Satan’s Chimney, you see, is really the chamber in which the counterweight to the castle drawbridge moves. The castle builder had decided to make the counterweight a massive cylindrical section that moved within sealed cylinder. Those bad counter reformation Catholics had converted it to a mysterious execution chamber by knocking a hole in the side of the chamber. People were not supposed to notice the sound of several tons of stone descending on chains, or that the floor of the chamber was now several feet higher than it had been. Also, despite the massive weight that settled on our Evil American Escaping Fundamentalist, he was merely crushed to death without any blood being shed, nor even visible deformity. Gulp.
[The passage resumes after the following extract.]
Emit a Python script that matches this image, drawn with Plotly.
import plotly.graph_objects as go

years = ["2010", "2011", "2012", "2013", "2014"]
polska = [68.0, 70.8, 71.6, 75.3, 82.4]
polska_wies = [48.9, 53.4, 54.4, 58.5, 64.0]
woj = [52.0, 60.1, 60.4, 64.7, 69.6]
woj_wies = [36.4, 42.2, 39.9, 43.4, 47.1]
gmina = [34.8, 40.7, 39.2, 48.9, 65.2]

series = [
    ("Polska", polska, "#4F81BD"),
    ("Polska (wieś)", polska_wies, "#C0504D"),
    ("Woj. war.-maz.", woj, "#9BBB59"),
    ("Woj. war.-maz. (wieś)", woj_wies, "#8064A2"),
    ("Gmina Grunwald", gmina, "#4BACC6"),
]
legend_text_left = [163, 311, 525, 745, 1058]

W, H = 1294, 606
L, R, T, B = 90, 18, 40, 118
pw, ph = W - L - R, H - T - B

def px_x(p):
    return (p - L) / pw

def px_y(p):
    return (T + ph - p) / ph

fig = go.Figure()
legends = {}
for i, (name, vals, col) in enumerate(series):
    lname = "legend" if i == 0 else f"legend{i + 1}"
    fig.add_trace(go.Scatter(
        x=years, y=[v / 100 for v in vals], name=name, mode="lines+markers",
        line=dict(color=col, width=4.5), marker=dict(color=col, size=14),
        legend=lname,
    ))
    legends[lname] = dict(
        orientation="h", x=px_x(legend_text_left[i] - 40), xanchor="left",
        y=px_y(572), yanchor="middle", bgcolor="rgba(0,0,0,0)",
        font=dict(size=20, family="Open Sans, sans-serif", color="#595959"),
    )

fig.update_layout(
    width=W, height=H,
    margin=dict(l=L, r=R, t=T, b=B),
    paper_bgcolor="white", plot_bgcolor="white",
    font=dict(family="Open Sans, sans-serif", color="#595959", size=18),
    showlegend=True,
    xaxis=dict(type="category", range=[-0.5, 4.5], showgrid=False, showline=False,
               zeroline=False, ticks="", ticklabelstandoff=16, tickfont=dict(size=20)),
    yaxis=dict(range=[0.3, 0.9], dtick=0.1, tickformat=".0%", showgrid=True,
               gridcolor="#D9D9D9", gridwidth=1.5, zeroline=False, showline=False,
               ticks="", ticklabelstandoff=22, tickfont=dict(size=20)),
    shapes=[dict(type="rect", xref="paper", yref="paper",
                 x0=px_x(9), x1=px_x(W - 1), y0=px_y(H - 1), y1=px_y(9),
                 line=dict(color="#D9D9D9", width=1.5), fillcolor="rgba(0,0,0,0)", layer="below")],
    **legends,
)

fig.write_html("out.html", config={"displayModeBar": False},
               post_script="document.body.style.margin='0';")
Those are the dominant and egregious failings of the script. There are any number of assistant failings. For example, there’s supposed to be a 16th century manuscript eyewitness account of the use of the Chimney, but written in a hand no one of the time would have used. Not credible in the least. And then there are the Americans. Three allegedly Americans appear, and each one is mad as a hatter. The Escape Artist is the principal villain, and is characterized by his murderous wrath over Vivian’s abortion (let’s not look to closely at Vivian’s rationale for having the abortion. She’d given a child up for adoption, you see, and thereby given up her right to ever be a mother. I don’t see the link, but I’m not a Beeb writer). We have the leading man, also American, a hypochondriacal, germophobic twit, and the strangely eyebrowless and rampantly bisexual Jodee. Earlier in the show, Carla had picked up and taken home a random but hunky stranger, but her somewhat casual exploit are an example of her endearing spontaneity. Jodee is creepy and meant to be so. And then there is Vivian’s really subtle way of entering secret passages in her computer diary by changing the text color to white. Duh.

And then there is the most mysterious thing of all. Jonathan and Carla stop by to tell Tom, Vivian’s murderer, not only that they know he killed her and how, but, hey, Tom, by the way, she was yer mum. He breaks down in hysterics, and they walk away, leaving him with only his little dog for comfort. That is weirdly cruel. They don’t turn him in (the man’s a murderer, after all, and we know that the Brit police have their hands full. Give the Bobbies a hand), but don’t help him either. They just make his misery worse. The castle full of revengers, who after all have taken it upon themselves to execute a man without trial or defense, they also leave alone.

No. I don’t care who says this is good. Won’t be back.